**Short exercise**
Quote the data exactly, first line to the line containing "const ALTO_LINEA = 58;", with no pictures.

**Supplied information**
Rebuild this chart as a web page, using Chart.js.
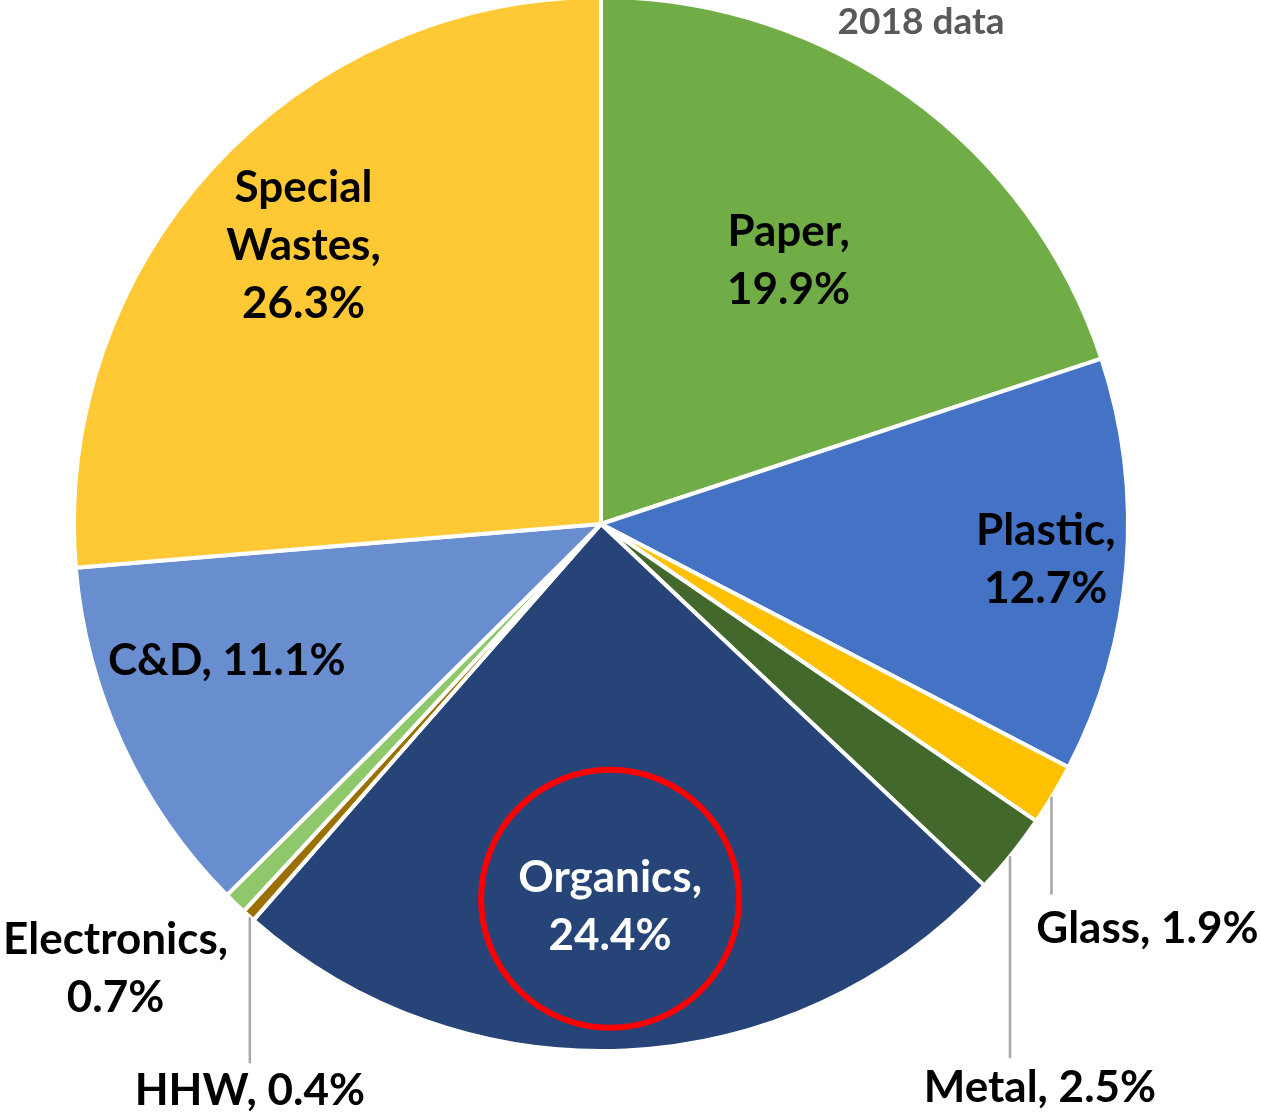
<!DOCTYPE html>
<html>
<head>
<meta charset="utf-8">
<script src="https://cdn.jsdelivr.net/npm/chart.js@4"></script>
<style>
  body { margin: 0; background: #fff; }
  #wrap { width: 1261px; height: 1112px; position: relative; }
</style>
</head>
<body>
<div id="wrap"><canvas id="grafico"></canvas></div>
<script>
// datos del gráfico (2018)
const categorias = ['Paper', 'Plastic', 'Glass', 'Metal', 'Organics', 'HHW', 'Electronics', 'C&D', 'Special Wastes'];
const porcentajes = [19.9, 12.7, 1.9, 2.5, 24.4, 0.4, 0.7, 11.1, 26.3];
const colores = ['#70AD47', '#4472C4', '#FFC000', '#43682B', '#264478', '#9C7000', '#8FC86A', '#698ED0', '#FFC936'];
const etiquetas = [
    ['Paper,', '19.9%'],
    ['Plastic,', '12.7%'],
    ['Glass, 1.9%'],
    ['Metal, 2.5%'],
    ['Organics,', '24.4%'],
    ['HHW, 0.4%'],
    ['Electronics,', '0.7%'],
    ['C&D, 11.1%'],
    ['Special', 'Wastes,', '26.3%']
];
const subtitulo = '2018 data';

// posicion de cada etiqueta respecto a su porcion
const layoutEtiquetas = [
    { tipo: 'dentro', frac: 0.61, dx: 0, dy: -4 },
    { tipo: 'dentro', frac: 0.85, dx: 0, dy: 0 },
    { tipo: 'linea', gap: 3, largo: 98, dx: 96, dy: 34 },
    { tipo: 'linea', gap: 3, largo: 202, dx: 30, dy: 30 },
    { tipo: 'dentro', frac: 0.73, dx: -9, dy: 0, blanco: true, circulo: 129 },
    { tipo: 'linea', gap: 3, largo: 146, dx: 0, dy: 28 },
    { tipo: 'fuera', dx: -121, dy: 67 },
    { tipo: 'dentro', frac: 0.76, dx: -12, dy: -30 },
    { tipo: 'dentro', frac: 0.77, dx: 0, dy: -4 }
];

const FUENTE = 'Lato, "Open Sans", sans-serif';
const ALTO_LINEA = 58;

const etiquetasPlugin = {
    id: 'etiquetasPastel',
    afterDraw: (chart) => {
        const ctx = chart.ctx;
        const meta = chart.getDatasetMeta(0);
        ctx.save();
        ctx.textAlign = 'center';
        ctx.textBaseline = 'middle';
        meta.data.forEach((arc, i) => {
            const p = arc.getProps(['x', 'y', 'startAngle', 'endAngle', 'outerRadius'], true);
            const medio = (p.startAngle + p.endAngle) / 2;
            const cfg = layoutEtiquetas[i];
            const r = p.outerRadius - 2;
            let lx, ly;
            if (cfg.tipo === 'dentro') {
                lx = p.x + Math.cos(medio) * r * cfg.frac + cfg.dx;
                ly = p.y + Math.sin(medio) * r * cfg.frac + cfg.dy;
            } else if (cfg.tipo === 'linea') {
                const x0 = p.x + Math.cos(medio) * r;
                const y0 = p.y + Math.sin(medio) * r + cfg.gap;
                ctx.strokeStyle = '#A6A6A6';
                ctx.lineWidth = 2.5;
                ctx.beginPath();
                ctx.moveTo(x0, y0);
                ctx.lineTo(x0, y0 + cfg.largo);
                ctx.stroke();
                lx = x0 + cfg.dx;
                ly = y0 + cfg.largo + cfg.dy;
            } else {
                lx = p.x + Math.cos(medio) * r + cfg.dx;
                ly = p.y + Math.sin(medio) * r + cfg.dy;
            }
            if (cfg.circulo) {
                ctx.strokeStyle = '#FF0000';
                ctx.lineWidth = 6;
                ctx.beginPath();
                ctx.arc(lx, ly - 8, cfg.circulo, 0, Math.PI * 2);
                ctx.stroke();
            }
            const lineas = etiquetas[i];
            ctx.fillStyle = cfg.blanco ? '#FFFFFF' : '#000000';
            ctx.font = 'bold 44px ' + FUENTE;
            const y0 = ly - (lineas.length - 1) * ALTO_LINEA / 2;
            lineas.forEach((t, j) => ctx.fillText(t, lx, y0 + j * ALTO_LINEA));
        });
        // subtitulo
        ctx.fillStyle = '#595959';
        ctx.font = 'bold 37px ' + FUENTE;
        ctx.fillText(subtitulo, 921, 22);
        ctx.restore();
    }
};

new Chart(document.getElementById('grafico'), {
    type: 'pie',
    data: {
        labels: categorias,
        datasets: [{
            data: porcentajes,
            backgroundColor: colores,
            borderColor: '#FFFFFF',
            borderWidth: 4
        }]
    },
    options: {
        responsive: true,
        maintainAspectRatio: false,
        animation: false,
        radius: 527,
        layout: { padding: { left: 77, right: 136, top: 0, bottom: 64 } },
        plugins: {
            legend: { display: false },
            tooltip: { enabled: false }
        }
    },
    plugins: [etiquetasPlugin]
});
</script>
</body>
</html>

**Reply to the exercise**
Rebuild this chart as a web page, using Chart.js.
<!DOCTYPE html>
<html>
<head>
<meta charset="utf-8">
<script src="https://cdn.jsdelivr.net/npm/chart.js@4"></script>
<style>
  body { margin: 0; background: #fff; }
  #wrap { width: 1261px; height: 1112px; position: relative; }
</style>
</head>
<body>
<div id="wrap"><canvas id="grafico"></canvas></div>
<script>
// datos del gráfico (2018)
const categorias = ['Paper', 'Plastic', 'Glass', 'Metal', 'Organics', 'HHW', 'Electronics', 'C&D', 'Special Wastes'];
const porcentajes = [19.9, 12.7, 1.9, 2.5, 24.4, 0.4, 0.7, 11.1, 26.3];
const colores = ['#70AD47', '#4472C4', '#FFC000', '#43682B', '#264478', '#9C7000', '#8FC86A', '#698ED0', '#FFC936'];
const etiquetas = [
    ['Paper,', '19.9%'],
    ['Plastic,', '12.7%'],
    ['Glass, 1.9%'],
    ['Metal, 2.5%'],
    ['Organics,', '24.4%'],
    ['HHW, 0.4%'],
    ['Electronics,', '0.7%'],
    ['C&D, 11.1%'],
    ['Special', 'Wastes,', '26.3%']
];
const subtitulo = '2018 data';

// posicion de cada etiqueta respecto a su porcion
const layoutEtiquetas = [
    { tipo: 'dentro', frac: 0.61, dx: 0, dy: -4 },
    { tipo: 'dentro', frac: 0.85, dx: 0, dy: 0 },
    { tipo: 'linea', gap: 3, largo: 98, dx: 96, dy: 34 },
    { tipo: 'linea', gap: 3, largo: 202, dx: 30, dy: 30 },
    { tipo: 'dentro', frac: 0.73, dx: -9, dy: 0, blanco: true, circulo: 129 },
    { tipo: 'linea', gap: 3, largo: 146, dx: 0, dy: 28 },
    { tipo: 'fuera', dx: -121, dy: 67 },
    { tipo: 'dentro', frac: 0.76, dx: -12, dy: -30 },
    { tipo: 'dentro', frac: 0.77, dx: 0, dy: -4 }
];

const FUENTE = 'Lato, "Open Sans", sans-serif';
const ALTO_LINEA = 58;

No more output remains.